Back in 2009, researchers from Cochrane attempted a thorough review of Tamiflu and Relenza including their overall effect on the health of influenza patients. Unfortunately, results of the trial were inconclusive due to a lack of data access. In light of the failed assessment, health policy agencies on state and government levels made the decision to stockpile the drug, a decision both the British Medical Journal and Cochrane are trying to dissuade via this most recent review. Following the H1N1 virus outbreak back in April 2009, use of Tamiflu, Relenza, and other influenza drugs have seen a dramatic increase in the United States and the United Kingdom.
“Drug approval and use cannot be based on biased or missing information any longer. We risk too much in our population’s health and economy,” the research team leading the Cochrane Neuraminidase Inhibitors Review explained. “This updated Cochrane review is the first time a Cochrane systematic review has been based only on clinical study reports and regulator’s comments. It is the first example of open science in medicine using full clinical study reports available without conditions. And therefore the conclusions are that much richer."
Researchers involved with Cochrane Neuraminidase Inhibitors Review recruited 24,000 individuals to participate in a total 46 clinical trials. In 20 trials involving Tamiflu, adults and children were either given a dose of the drug or a placebo. The same experiment was carried out in 26 trials involving Relenza. The Cochrane Neuraminidase Inhibitors Review research team set out to determine each drug’s effectiveness in preventing influenza complications, hospitalizations due to influenza, and any side effects caused by the drug.
Although Tamiflu and Relenza were able relieve flu-like symptoms in adults by only half a day, there was no foreseeable difference in children.
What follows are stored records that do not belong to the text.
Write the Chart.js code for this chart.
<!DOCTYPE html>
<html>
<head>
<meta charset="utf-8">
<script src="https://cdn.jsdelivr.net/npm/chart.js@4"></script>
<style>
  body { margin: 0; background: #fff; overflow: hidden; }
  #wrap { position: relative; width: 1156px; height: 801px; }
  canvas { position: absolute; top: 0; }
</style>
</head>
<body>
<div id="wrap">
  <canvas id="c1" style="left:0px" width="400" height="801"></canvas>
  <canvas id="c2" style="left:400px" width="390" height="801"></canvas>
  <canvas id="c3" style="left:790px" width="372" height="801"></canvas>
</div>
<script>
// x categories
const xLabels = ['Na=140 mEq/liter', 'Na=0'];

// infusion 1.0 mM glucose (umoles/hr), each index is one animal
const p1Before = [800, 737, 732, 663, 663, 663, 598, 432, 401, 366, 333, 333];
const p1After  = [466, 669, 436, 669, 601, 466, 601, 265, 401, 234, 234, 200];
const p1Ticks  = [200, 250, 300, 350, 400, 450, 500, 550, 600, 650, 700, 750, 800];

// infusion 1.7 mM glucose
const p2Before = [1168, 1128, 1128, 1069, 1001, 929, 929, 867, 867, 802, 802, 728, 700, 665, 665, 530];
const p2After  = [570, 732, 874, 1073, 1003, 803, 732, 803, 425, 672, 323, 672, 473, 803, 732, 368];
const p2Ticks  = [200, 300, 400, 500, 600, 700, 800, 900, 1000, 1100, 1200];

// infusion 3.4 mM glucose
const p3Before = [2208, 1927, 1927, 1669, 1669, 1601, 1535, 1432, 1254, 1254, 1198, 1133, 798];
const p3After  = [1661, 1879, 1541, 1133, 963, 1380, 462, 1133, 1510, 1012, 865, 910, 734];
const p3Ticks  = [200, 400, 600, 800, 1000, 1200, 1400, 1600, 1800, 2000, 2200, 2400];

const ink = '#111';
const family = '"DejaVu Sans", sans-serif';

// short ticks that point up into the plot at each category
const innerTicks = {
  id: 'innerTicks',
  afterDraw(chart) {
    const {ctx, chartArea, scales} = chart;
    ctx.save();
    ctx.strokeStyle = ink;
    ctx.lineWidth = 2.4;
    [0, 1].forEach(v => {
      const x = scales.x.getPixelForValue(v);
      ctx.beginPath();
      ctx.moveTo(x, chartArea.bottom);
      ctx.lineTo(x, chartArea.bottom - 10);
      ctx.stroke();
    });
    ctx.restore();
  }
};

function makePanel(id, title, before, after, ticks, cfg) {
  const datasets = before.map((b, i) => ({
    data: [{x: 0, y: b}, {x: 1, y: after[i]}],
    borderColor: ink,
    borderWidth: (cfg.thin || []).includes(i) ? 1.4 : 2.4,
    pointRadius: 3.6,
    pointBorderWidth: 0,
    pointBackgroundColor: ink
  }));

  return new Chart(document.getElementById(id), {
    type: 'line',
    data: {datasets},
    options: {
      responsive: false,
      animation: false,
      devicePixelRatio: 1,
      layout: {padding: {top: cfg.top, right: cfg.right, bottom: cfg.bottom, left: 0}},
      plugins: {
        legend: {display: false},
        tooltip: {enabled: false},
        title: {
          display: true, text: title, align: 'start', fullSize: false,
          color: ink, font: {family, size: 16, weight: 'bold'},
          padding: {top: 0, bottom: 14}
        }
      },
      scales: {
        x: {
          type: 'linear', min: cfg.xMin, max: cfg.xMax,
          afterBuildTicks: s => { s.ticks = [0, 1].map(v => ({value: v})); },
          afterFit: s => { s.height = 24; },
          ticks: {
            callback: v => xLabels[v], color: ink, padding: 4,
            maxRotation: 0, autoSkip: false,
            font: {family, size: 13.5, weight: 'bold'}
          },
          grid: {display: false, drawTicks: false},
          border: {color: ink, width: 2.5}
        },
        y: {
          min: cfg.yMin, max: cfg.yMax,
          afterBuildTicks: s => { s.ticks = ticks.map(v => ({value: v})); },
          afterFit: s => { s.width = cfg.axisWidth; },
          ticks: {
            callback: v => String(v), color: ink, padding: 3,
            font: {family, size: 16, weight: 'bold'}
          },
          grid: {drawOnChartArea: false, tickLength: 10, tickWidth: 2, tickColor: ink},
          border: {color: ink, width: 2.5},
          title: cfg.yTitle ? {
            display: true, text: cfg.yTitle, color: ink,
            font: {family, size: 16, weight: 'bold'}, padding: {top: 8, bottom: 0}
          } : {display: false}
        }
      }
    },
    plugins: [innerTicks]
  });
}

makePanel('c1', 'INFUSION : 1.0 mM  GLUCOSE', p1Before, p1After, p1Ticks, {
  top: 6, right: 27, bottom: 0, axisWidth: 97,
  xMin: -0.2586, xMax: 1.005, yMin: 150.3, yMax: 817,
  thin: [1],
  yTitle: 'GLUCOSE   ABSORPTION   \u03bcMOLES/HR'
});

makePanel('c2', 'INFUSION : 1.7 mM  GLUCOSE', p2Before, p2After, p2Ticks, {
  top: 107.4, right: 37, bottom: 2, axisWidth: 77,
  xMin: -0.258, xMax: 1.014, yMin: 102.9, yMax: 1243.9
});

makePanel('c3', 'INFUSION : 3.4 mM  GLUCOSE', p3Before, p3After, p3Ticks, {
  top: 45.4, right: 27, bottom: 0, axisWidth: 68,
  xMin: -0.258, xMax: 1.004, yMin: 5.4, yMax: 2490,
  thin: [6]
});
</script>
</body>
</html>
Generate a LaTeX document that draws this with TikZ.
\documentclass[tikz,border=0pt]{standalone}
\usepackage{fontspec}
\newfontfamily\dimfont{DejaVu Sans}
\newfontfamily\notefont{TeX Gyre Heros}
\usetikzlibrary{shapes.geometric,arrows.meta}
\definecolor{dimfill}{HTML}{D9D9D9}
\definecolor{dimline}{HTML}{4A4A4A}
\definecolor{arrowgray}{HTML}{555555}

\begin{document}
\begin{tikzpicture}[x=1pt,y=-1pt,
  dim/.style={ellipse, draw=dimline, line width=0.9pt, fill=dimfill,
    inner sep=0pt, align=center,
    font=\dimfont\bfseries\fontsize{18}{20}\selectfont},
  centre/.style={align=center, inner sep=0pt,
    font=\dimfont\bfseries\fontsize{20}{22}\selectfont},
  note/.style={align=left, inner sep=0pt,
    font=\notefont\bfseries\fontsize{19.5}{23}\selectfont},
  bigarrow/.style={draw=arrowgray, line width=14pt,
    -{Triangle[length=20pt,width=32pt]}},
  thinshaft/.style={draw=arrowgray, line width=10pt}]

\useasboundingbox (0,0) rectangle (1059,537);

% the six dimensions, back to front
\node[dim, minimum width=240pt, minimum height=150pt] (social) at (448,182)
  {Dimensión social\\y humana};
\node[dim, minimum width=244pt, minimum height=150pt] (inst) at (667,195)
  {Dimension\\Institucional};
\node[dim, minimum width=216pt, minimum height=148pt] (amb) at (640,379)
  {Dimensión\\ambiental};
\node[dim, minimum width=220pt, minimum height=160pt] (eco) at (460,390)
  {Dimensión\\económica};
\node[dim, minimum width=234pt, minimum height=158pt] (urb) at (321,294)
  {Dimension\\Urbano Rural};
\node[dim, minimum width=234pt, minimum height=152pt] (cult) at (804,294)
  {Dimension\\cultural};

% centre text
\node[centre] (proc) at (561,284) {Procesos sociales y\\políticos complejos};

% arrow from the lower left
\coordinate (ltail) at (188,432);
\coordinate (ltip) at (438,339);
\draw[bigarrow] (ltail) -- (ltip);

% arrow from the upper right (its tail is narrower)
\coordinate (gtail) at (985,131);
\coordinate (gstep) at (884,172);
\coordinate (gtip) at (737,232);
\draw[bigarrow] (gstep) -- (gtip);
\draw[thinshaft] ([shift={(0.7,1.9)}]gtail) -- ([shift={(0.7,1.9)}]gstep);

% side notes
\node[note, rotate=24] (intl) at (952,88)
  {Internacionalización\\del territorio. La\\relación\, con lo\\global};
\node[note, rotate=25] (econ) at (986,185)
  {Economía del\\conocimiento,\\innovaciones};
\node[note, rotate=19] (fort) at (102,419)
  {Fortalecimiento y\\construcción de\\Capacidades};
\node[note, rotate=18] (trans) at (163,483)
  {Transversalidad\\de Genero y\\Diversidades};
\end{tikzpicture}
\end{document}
The two drugs also had no effect on hospitalizations caused by influenza complications such as pneumonia, bronchitis, or sinus and ear infections. Of the patients who were given doses of Tamiflu or Relenza, the risk of nausea and vomiting increased by four percent in adults and five percent in children. Some of the participants also experienced certain neurological side effects, including headaches and psychiatric episodes. Results of the analysis were attributed to the drugs cutting off the body’s supply of antibodies for the purpose of fighting infection.
“We urge people not to trust in published trials alone or on comment from conflicted health decision makers, but to view the information for themselves,” the research team added.
There are certain household treatments people suffering from flu-like symptoms can apply in order to achieve a natural remedy. For example, our best defense against any bodily ailment is staying hydrated. Drinking and avoiding alcohol, coffee, and soda can go a long way in maintaining a healthy immune system. With its anti-inflammatory properties, chicken noodle soup can also serve as a natural, at-home remedy for boosting the movement of immune system cells. Lastly, avoid dry places where cold viruses thrive and seek humidity. Adding moisture to your home via a humidifier can prevent a stuffy nose and scratchy throat by dampening our airways' mucous membrane.